Former Atlanta Mayor Kasim Reed Takes Steps Toward 3rd Bid For City Hall

Updated at 10:53 a.m. Thursday

Former Atlanta Mayor Kasim Reed has filed paperwork to run again for the city’s top job in the upcoming 2021 election.

This news comes after current Mayor Keisha Lance Bottoms announced last month she will not seek reelection herself.



Reed served two terms in City Hall until 2018, but his legacy has been mired in an ongoing federal corruption investigation that has implicated his former chief procurement officer and a deputy chief of staff.

Reed, who also served in both the state House and state Senate, has maintained his own innocence.

Reed joins an already crowded field of mayoral candidates, including City Council President Felicia Moore and City Councilmen Andre Dickens and Antonio Brown. Five of them attended a candidate forum Tuesday.
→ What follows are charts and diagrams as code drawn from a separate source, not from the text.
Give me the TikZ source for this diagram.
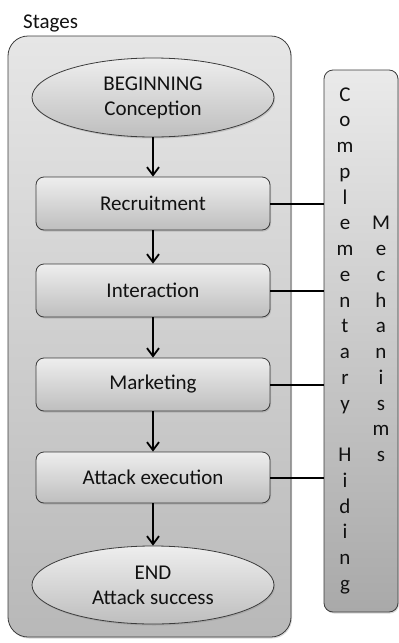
\documentclass[tikz,border=0pt]{standalone}
\usepackage{fontspec}
\setmainfont{Carlito}
\usetikzlibrary{shapes.geometric,shadows,arrows.meta}

\definecolor{ink}{HTML}{111111}
\definecolor{edge}{HTML}{3C3C3C}
\definecolor{paneltop}{HTML}{E6E6E6}
\definecolor{panelbot}{HTML}{B8B8B8}
\definecolor{boxtop}{HTML}{EEEEEE}
\definecolor{boxbot}{HTML}{BEBEBE}
\definecolor{sidetop}{HTML}{EAEAEA}
\definecolor{sidebot}{HTML}{A9A9A9}

\tikzset{
  softshadow/.style={drop shadow={opacity=0.30, shadow xshift=1pt, shadow yshift=-1.5pt}},
  panel/.style={draw=edge, line width=0.8pt, rounded corners=20pt, inner sep=0pt,
    top color=paneltop, bottom color=panelbot, softshadow},
  sidepanel/.style={draw=edge, line width=0.8pt, rounded corners=9pt, inner sep=0pt,
    top color=sidetop, bottom color=sidebot, softshadow},
  stagebox/.style={draw=edge, line width=0.8pt, rounded corners=8pt, inner sep=0pt,
    minimum width=234pt, minimum height=53pt,
    top color=boxtop, bottom color=boxbot, softshadow},
  terminal/.style={ellipse, draw=edge, line width=0.8pt, inner sep=0pt,
    minimum width=242pt, minimum height=79pt, align=center,
    top color=boxtop, bottom color=boxbot, softshadow},
  flow/.style={line width=1.8pt, -{Straight Barb[length=8pt,width=12pt,line width=1.8pt]}},
  link/.style={line width=2pt},
  letter/.style={anchor=base, inner sep=0pt},
}

\begin{document}
\begin{tikzpicture}[x=1pt, y=-1pt, text=ink,
  font=\fontsize{21}{25}\selectfont]
\useasboundingbox (0,0) rectangle (399,643);

% container for the stages
\node[panel, minimum width=283pt, minimum height=601pt] (stages) at (149.5,336.5) {};
\node[anchor=base west, inner sep=0pt] (title) at (23,28) {Stages};

% side bar with the hiding mechanisms
\node[sidepanel, minimum width=74pt, minimum height=542pt] (side) at (361,341) {};

% stage sequence
\node[terminal] (begin) at (153,97.5) {BEGINNING\\Conception};
\node[stagebox] (rec) at (153,203.5) {Recruitment};
\node[stagebox] (int) at (153,290.5) {Interaction};
\node[stagebox] (mkt) at (153,384.5) {Marketing};
\node[stagebox, minimum height=51pt] (atk) at (153,477.5) {Attack execution};
\node[terminal, minimum height=78pt] (finish) at (153,585) {END\\Attack success};

\draw[flow] (begin) -- (rec);
\draw[flow] (rec) -- (int);
\draw[flow] (int) -- (mkt);
\draw[flow] (mkt) -- (atk);
\draw[flow] (atk) -- (finish);

% links from each stage to the side bar
\foreach \s in {rec,int,mkt,atk}
  \draw[link] (\s.east) -- (\s.east -| side.west);

% vertical lettering
\foreach \ch [count=\k from 0] in {C,o,m,p,l,e,m,e,n,t,a,r,y}
  \node[letter] (cl\k) at (345,{101+25.75*\k}) {\ch};
\foreach \ch [count=\k from 14] in {H,i,d,i,n,g}
  \node[letter] (cl\k) at (345,{101+25.75*\k}) {\ch};
\foreach \ch [count=\k from 5] in {M,e,c,h,a,n,i,s,m,s}
  \node[letter] (mr\k) at (381,{101+25.75*\k}) {\ch};
\end{tikzpicture}
\end{document}
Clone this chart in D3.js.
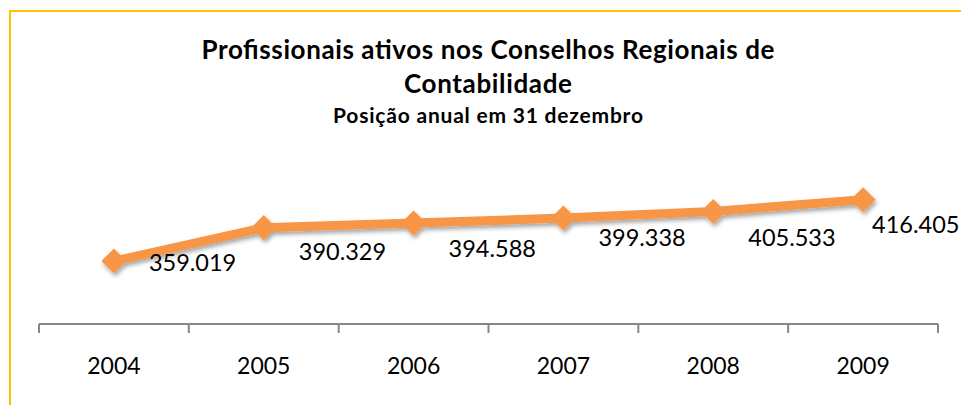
<!DOCTYPE html>
<html>
<head>
<meta charset="utf-8">
<script src="https://cdn.jsdelivr.net/npm/d3@7"></script>
<style>
  body { margin: 0; background: #fff; }
  svg { display: block; font-family: Lato, "Open Sans", sans-serif; }
</style>
</head>
<body>
<svg id="chart"></svg>
<script>
// chart data
const years = ["2004", "2005", "2006", "2007", "2008", "2009"];
const profissionais = [359019, 390329, 394588, 399338, 405533, 416405];
const titleLines = ["Profissionais ativos nos Conselhos Regionais de", "Contabilidade"];
const subtitle = "Posição anual em 31 dezembro";

// label nudges (px) - labels were dragged by hand in the original
const labelDx = [35, 35, 35, 35, 35, 9];
const labelDy = [1, 24, 25, 20, 26, 25];

const width = 961, height = 405;
const svg = d3.select("#chart").attr("width", width).attr("height", height);

// drop shadow for the line
const defs = svg.append("defs");
const f = defs.append("filter").attr("id", "shadow")
    .attr("x", "-20%").attr("y", "-50%").attr("width", "140%").attr("height", "200%");
f.append("feDropShadow")
    .attr("dx", 1.5).attr("dy", 3).attr("stdDeviation", 2)
    .attr("flood-color", "#000").attr("flood-opacity", 0.35);

// outer border (runs off the right & bottom edge)
svg.append("rect")
    .attr("x", 10).attr("y", 11)
    .attr("width", 1000).attr("height", 500)
    .attr("fill", "none")
    .attr("stroke", "#FFC000")
    .attr("stroke-width", 2);

// titles - Calibri is wider than Lato, so stretch to the original widths
const titleWidths = [573, 168];
svg.selectAll(".title")
    .data(titleLines)
    .enter()
    .append("text")
    .attr("class", "title")
    .attr("x", 488)
    .attr("y", (d, i) => 59 + i * 34)
    .attr("text-anchor", "middle")
    .attr("font-weight", "bold")
    .attr("font-size", "26px")
    .attr("textLength", (d, i) => titleWidths[i])
    .attr("lengthAdjust", "spacing")
    .text(d => d);

svg.append("text")
    .attr("x", 488).attr("y", 123)
    .attr("text-anchor", "middle")
    .attr("font-weight", "bold")
    .attr("font-size", "21px")
    .attr("textLength", 310)
    .attr("lengthAdjust", "spacing")
    .text(subtitle);

// scales
const x = d3.scaleBand().domain(years).range([39, 938]);
const y = d3.scaleLinear().domain([300000, 450000]).range([324, 164]);
const cx = d => x(d) + x.bandwidth() / 2;

// category axis
const xAxis = svg.append("g")
    .attr("transform", "translate(0,324)")
    .call(d3.axisBottom(x).tickSize(0).tickPadding(34));
xAxis.select(".domain").remove();
xAxis.selectAll("text")
    .attr("font-family", "Lato, sans-serif")
    .attr("font-size", "23px")
    .attr("fill", "#000");

// axis line with tick marks between categories
const bounds = years.map(d => x(d)).concat([x.range()[1]]);
xAxis.append("line")
    .attr("x1", 39).attr("x2", 938)
    .attr("stroke", "#868686").attr("stroke-width", 2);
xAxis.selectAll(".sep")
    .data(bounds)
    .enter()
    .append("line")
    .attr("class", "sep")
    .attr("x1", d => d).attr("x2", d => d)
    .attr("y1", 0).attr("y2", 9)
    .attr("stroke", "#868686").attr("stroke-width", 2);

// series
const data = years.map((yr, i) => ({ year: yr, value: profissionais[i], i: i }));
const line = d3.line().x(d => cx(d.year)).y(d => y(d.value));

const series = svg.append("g").attr("filter", "url(#shadow)");
series.append("path")
    .datum(data)
    .attr("d", line)
    .attr("fill", "none")
    .attr("stroke", "#F79646")
    .attr("stroke-width", 9)
    .attr("stroke-linejoin", "round");

series.selectAll(".marker")
    .data(data)
    .enter()
    .append("path")
    .attr("class", "marker")
    .attr("d", d3.symbol(d3.symbolDiamond2, 400))
    .attr("transform", d => `translate(${cx(d.year)},${y(d.value)})`)
    .attr("fill", "#F79646");

// data labels
const fmt = v => d3.format(",")(v).replace(/,/g, ".");
svg.selectAll(".lbl")
    .data(data)
    .enter()
    .append("text")
    .attr("class", "lbl")
    .attr("x", d => cx(d.year) + labelDx[d.i])
    .attr("y", d => y(d.value) + labelDy[d.i])
    .attr("dy", "0.36em")
    .attr("font-size", "23.5px")
    .attr("fill", "#000")
    .text(d => fmt(d.value));
</script>
</body>
</html>
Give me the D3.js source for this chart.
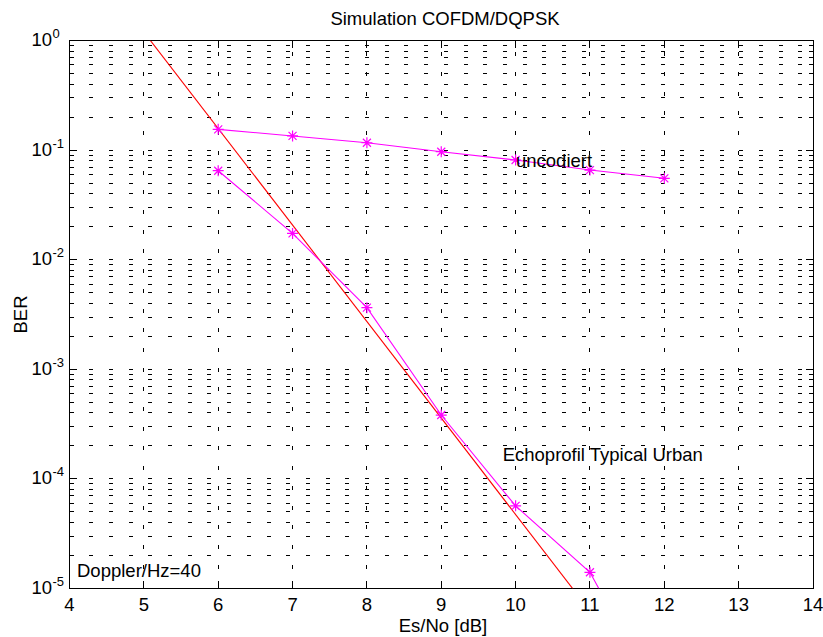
<!DOCTYPE html>
<html>
<head>
<meta charset="utf-8">
<script src="https://cdn.jsdelivr.net/npm/d3@7"></script>
<style>
  body { margin: 0; background: #fff; }
  svg text { font-family: "Liberation Sans", Arial, Helvetica, sans-serif; fill: #000; }
</style>
</head>
<body>
<div class="visHolder"></div>
<script>
// Es/No values in dB
var esNo = [6, 7, 8, 9, 10, 11, 12];
// BER, uncoded transmission
var berUncoded = [0.155, 0.135, 0.117, 0.0969, 0.0814, 0.0659, 0.0554];
// BER, coded transmission (last point falls below the axis)
var berCoded = [0.065, 0.0174, 0.00365, 0.000382, 0.0000566, 0.000014, 0.0000008];
// straight reference line
var refEsNo = [5, 11];
var refBer = [1.2, 0.0000062];

var xTicks = [4, 5, 6, 7, 8, 9, 10, 11, 12, 13, 14];
var yTickExp = [0, -1, -2, -3, -4, -5];

var width = 823,
    height = 637,
    plotLeft = 69.5,
    plotRight = 813,
    plotTop = 40.7,
    plotBottom = 588.3,
    fontSize = "18.5px";

var svg = d3
    .select(".visHolder")
    .append("svg")
    .attr("width", width)
    .attr("height", height);

var x = d3.scaleLinear().domain([4, 14]).range([plotLeft, plotRight]);
var y = d3.scaleLog().domain([1e-5, 1]).range([plotBottom, plotTop]);

svg.append("defs")
    .append("clipPath")
    .attr("id", "plotClip")
    .append("rect")
    .attr("x", plotLeft)
    .attr("y", plotTop)
    .attr("width", plotRight - plotLeft)
    .attr("height", plotBottom - plotTop);

// minor values for the log grid: 2..9 times every decade
var minorVals = [];
yTickExp.forEach(function (e) {
    if (e === 0) return;
    for (var k = 2; k <= 9; k++) {
        minorVals.push(k * Math.pow(10, e));
    }
});

var grid = svg.append("g").attr("class", "grid")
    .attr("stroke", "#000")
    .attr("stroke-width", 1)
    .attr("stroke-dasharray", "4,15.7")
    .attr("shape-rendering", "crispEdges");

grid.selectAll("line.h")
    .data(minorVals.concat(yTickExp.slice(1, 5).map(function (e) { return Math.pow(10, e); })))
    .enter()
    .append("line")
    .attr("class", "h")
    .attr("x1", plotLeft)
    .attr("x2", plotRight)
    .attr("y1", function (d) { return y(d); })
    .attr("y2", function (d) { return y(d); });

grid.selectAll("line.v")
    .data(xTicks.slice(1, xTicks.length - 1))
    .enter()
    .append("line")
    .attr("class", "v")
    .attr("x1", function (d) { return x(d); })
    .attr("x2", function (d) { return x(d); })
    .attr("y1", plotBottom)
    .attr("y2", plotTop);

// axis box with ticks on all four sides
var axes = svg.append("g")
    .attr("stroke", "#000")
    .attr("stroke-width", 1)
    .attr("fill", "none")
    .attr("shape-rendering", "crispEdges");

axes.append("rect")
    .attr("x", plotLeft)
    .attr("y", plotTop)
    .attr("width", plotRight - plotLeft)
    .attr("height", plotBottom - plotTop);

axes.selectAll("path.xt")
    .data(xTicks)
    .enter()
    .append("path")
    .attr("class", "xt")
    .attr("d", function (d) {
        return "M" + x(d) + "," + plotBottom + "v-7M" + x(d) + "," + plotTop + "v7";
    });

axes.selectAll("path.ymaj")
    .data(yTickExp)
    .enter()
    .append("path")
    .attr("class", "ymaj")
    .attr("d", function (d) {
        var p = y(Math.pow(10, d));
        return "M" + plotLeft + "," + p + "h7M" + plotRight + "," + p + "h-7";
    });

axes.selectAll("path.ymin")
    .data(minorVals)
    .enter()
    .append("path")
    .attr("class", "ymin")
    .attr("d", function (d) {
        var p = y(d);
        return "M" + plotLeft + "," + p + "h4M" + plotRight + "," + p + "h-4";
    });

// tick labels
svg.selectAll("text.xl")
    .data(xTicks)
    .enter()
    .append("text")
    .attr("class", "xl")
    .attr("x", function (d) { return x(d); })
    .attr("y", 611)
    .attr("text-anchor", "middle")
    .style("font-size", fontSize)
    .text(function (d) { return d; });

var yl = svg.selectAll("g.yl")
    .data(yTickExp)
    .enter()
    .append("g")
    .attr("class", "yl")
    .attr("transform", function (d) { return "translate(52," + y(Math.pow(10, d)) + ")"; });

yl.append("text")
    .attr("y", 5.5)
    .attr("text-anchor", "end")
    .style("font-size", fontSize)
    .text("10");

yl.append("text")
    .attr("x", 0.5)
    .attr("y", -2.5)
    .style("font-size", "13px")
    .text(function (d) { return d; });

// data lines
var line = d3.line()
    .x(function (d) { return x(d[0]); })
    .y(function (d) { return y(d[1]); });

var plot = svg.append("g").attr("clip-path", "url(#plotClip)");

plot.append("path")
    .datum(d3.zip(refEsNo, refBer))
    .attr("d", line)
    .attr("fill", "none")
    .attr("stroke", "#ff0000")
    .attr("stroke-width", 1.1);

[berUncoded, berCoded].forEach(function (series) {
    var pts = d3.zip(esNo, series);
    plot.append("path")
        .datum(pts)
        .attr("d", line)
        .attr("fill", "none")
        .attr("stroke", "#ff00ff")
        .attr("stroke-width", 1.1);

    plot.selectAll(null)
        .data(pts.filter(function (d) { return d[1] >= 1e-5; }))
        .enter()
        .append("path")
        .attr("transform", function (d) { return "translate(" + x(d[0]) + "," + y(d[1]) + ")"; })
        .attr("d", "M-5.5,0H5.5M0,-5.5V5.5M-4,-4L4,4M-4,4L4,-4")
        .attr("fill", "none")
        .attr("stroke", "#ff00ff")
        .attr("stroke-width", 1.2);
});

// titles and annotations
svg.append("text")
    .attr("x", 445)
    .attr("y", 25)
    .attr("text-anchor", "middle")
    .style("font-size", fontSize)
    .text("Simulation COFDM/DQPSK");

svg.append("text")
    .attr("x", 443)
    .attr("y", 632)
    .attr("text-anchor", "middle")
    .style("font-size", fontSize)
    .text("Es/No [dB]");

svg.append("text")
    .attr("transform", "translate(27," + (plotTop + plotBottom) / 2 + ") rotate(-90)")
    .attr("text-anchor", "middle")
    .style("font-size", fontSize)
    .text("BER");

svg.append("text")
    .attr("x", 516)
    .attr("y", 166.7)
    .style("font-size", fontSize)
    .text("uncodiert");

svg.append("text")
    .attr("x", 502.7)
    .attr("y", 461)
    .style("font-size", fontSize)
    .text("Echoprofil Typical Urban");

svg.append("text")
    .attr("x", 77)
    .attr("y", 577)
    .style("font-size", fontSize)
    .text("Doppler/Hz=40");
</script>
</body>
</html>
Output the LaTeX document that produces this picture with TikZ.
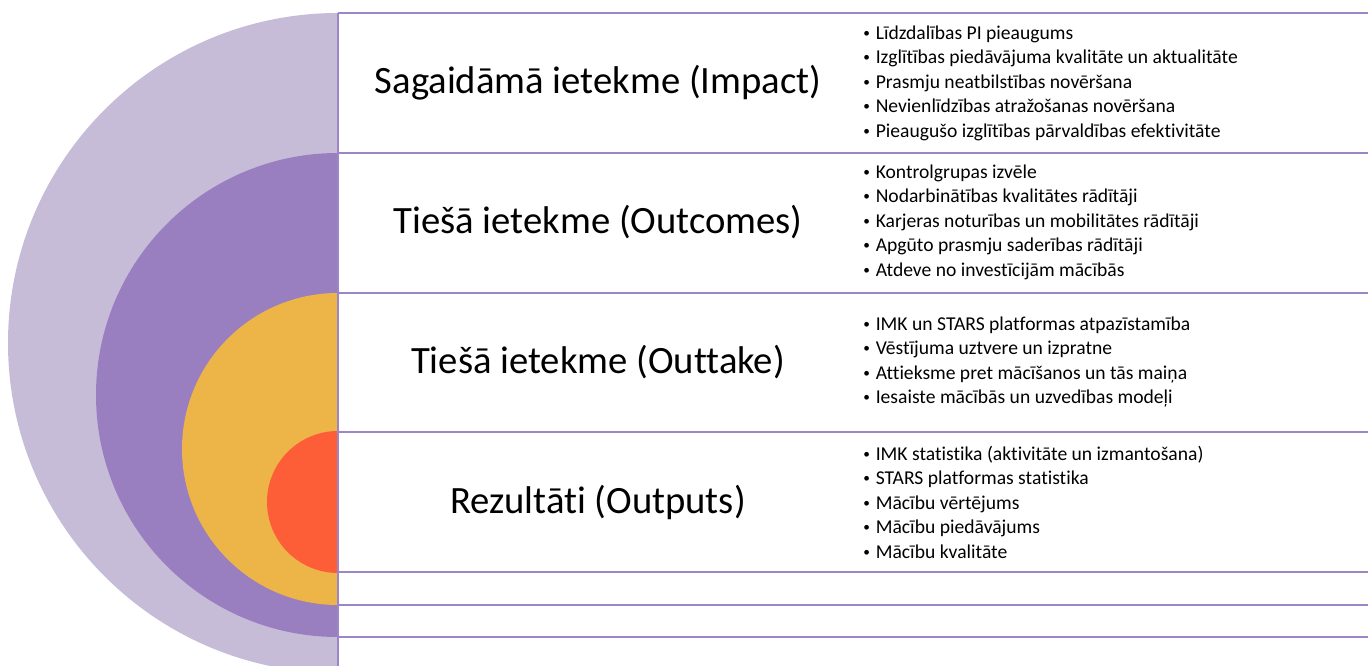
\documentclass[tikz,border=0pt]{standalone}
\usepackage{fontspec}
\setmainfont{Carlito}[Ligatures=NoCommon]

\definecolor{ringpale}{HTML}{C6BCD8}
\definecolor{ringviolet}{HTML}{9A7FC0}
\definecolor{ringgold}{HTML}{EDB548}
\definecolor{ringred}{HTML}{FD5E38}
\definecolor{rulecol}{HTML}{9C86C8}

\tikzset{
  rule/.style={draw=rulecol, line width=1.6pt},
  heading/.style={inner sep=0pt, font=\fontsize{29}{34}\selectfont},
  items/.style={anchor=west, inner sep=0pt, align=left, font=\fontsize{14.7}{18.4}\selectfont}
}
\newcommand{\itm}{\raisebox{0.2ex}{\fontsize{10}{10}\selectfont\textbullet}\hspace{0.3em}}

\begin{document}
\begin{tikzpicture}[x=0.75pt, y=-0.75pt]
\useasboundingbox (0,0) rectangle (1368,666);

\begin{scope}
  \clip (0,0) rectangle (338,666);
  \foreach \cy/\r/\c in {343/330/ringpale, 395/242/ringviolet, 449/156/ringgold, 502/71/ringred}
    \fill[\c] (338,\cy) circle (\r);
\end{scope}

\draw[rule] (338,13) -- (338,666);
\foreach \y in {13,153,293,432,572,605,637}
  \draw[rule] (338,\y) -- (1368,\y);

\node[heading] (h1) at (598,83) {Sagaidāmā ietekme (Impact)};
\node[heading] (h2) at (598,222) {Tiešā ietekme (Outcomes)};
\node[heading] (h3) at (598,362) {Tiešā ietekme (Outtake)};
\node[heading] (h4) at (598,502) {Rezultāti (Outputs)};

\node[items] (b1) at (863,83) {\itm Līdzdalības PI pieaugums\\
  \itm Izglītības piedāvājuma kvalitāte un aktualitāte\\
  \itm Prasmju neatbilstības novēršana\\
  \itm Nevienlīdzības atražošanas novēršana\\
  \itm Pieaugušo izglītības pārvaldības efektivitāte};
\node[items] (b2) at (863,222) {\itm Kontrolgrupas izvēle\\
  \itm Nodarbinātības kvalitātes rādītāji\\
  \itm Karjeras noturības un mobilitātes rādītāji\\
  \itm Apgūto prasmju saderības rādītāji\\
  \itm Atdeve no investīcijām mācībās};
\node[items] (b3) at (863,362) {\itm IMK un STARS platformas atpazīstamība\\
  \itm Vēstījuma uztvere un izpratne\\
  \itm Attieksme pret mācīšanos un tās maiņa\\
  \itm Iesaiste mācībās un uzvedības modeļi};
\node[items] (b4) at (863,502) {\itm IMK statistika (aktivitāte un izmantošana)\\
  \itm STARS platformas statistika\\
  \itm Mācību vērtējums\\
  \itm Mācību piedāvājums\\
  \itm Mācību kvalitāte};

\end{tikzpicture}
\end{document}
Some of those candidates have already indicated how they plan to run against Reed.

In a statement, Dickens pointed to anti-corruption legislation he sponsored and passed while in City Council.

“This was needed because of the rampant abuses in the former mayor’s administration,” he said. “Corruption is Crime. When I meet with everyday Atlantans, working to make our city better, what I hear is that people are ready to move forward and want to turn the page on that corrupt past. The time is now.”

Moore highlighted the need for change in the city.

“Atlanta is at a critical juncture. We can continue on the road that led us here, to a place where our friends and loved ones feel unsafe in their homes and neighborhoods, or we can chart the course to a new future for our city,” she said. “I’ve been fighting for transparency, ethics and accountability at city hall. I’m ready to address these critical issues on day one and move Atlanta into the future.”

Tammy Greer, a political scientist at Clark Atlanta University, said Reed has name recognition and a record of rapid economic development and growth in the city, including the construction of Mercedes-Benz Stadium and the expansion of the BeltLine.

Plus, she said, he may benefit from the demographic effects of those policies.

“Those who may be unhappy with the former mayor and his economic policies that included those folks that were involuntarily displaced because of those expansions are no longer in the city and, therefore, are not eligible to vote in the upcoming election,” Greer said.

Despite “clouds of corruption and legal investigations,” she predicted, “He will receive more points than some may think because of the new groups of voters that are current residents of the city of Atlanta.”

Reed also comes to the race as someone who endorsed Mayor Bottoms, though their relationship appears to have weakened.

In an interview with WABE, Bottoms said that it “ticked her off” that people assumed during her early administration that she was controlled by Reed, given his endorsement.

“It infuriated me. It was an insult to me, to my family, to all of the years that I have worked hard,” she said. “And I don’t think it would have been done to a man.”

During a press conference announcing her decision not to run for reelection, Bottoms vowed not to interfere with her successor’s term. “Unfortunately, that hasn’t been the case always during my term,” Bottoms said.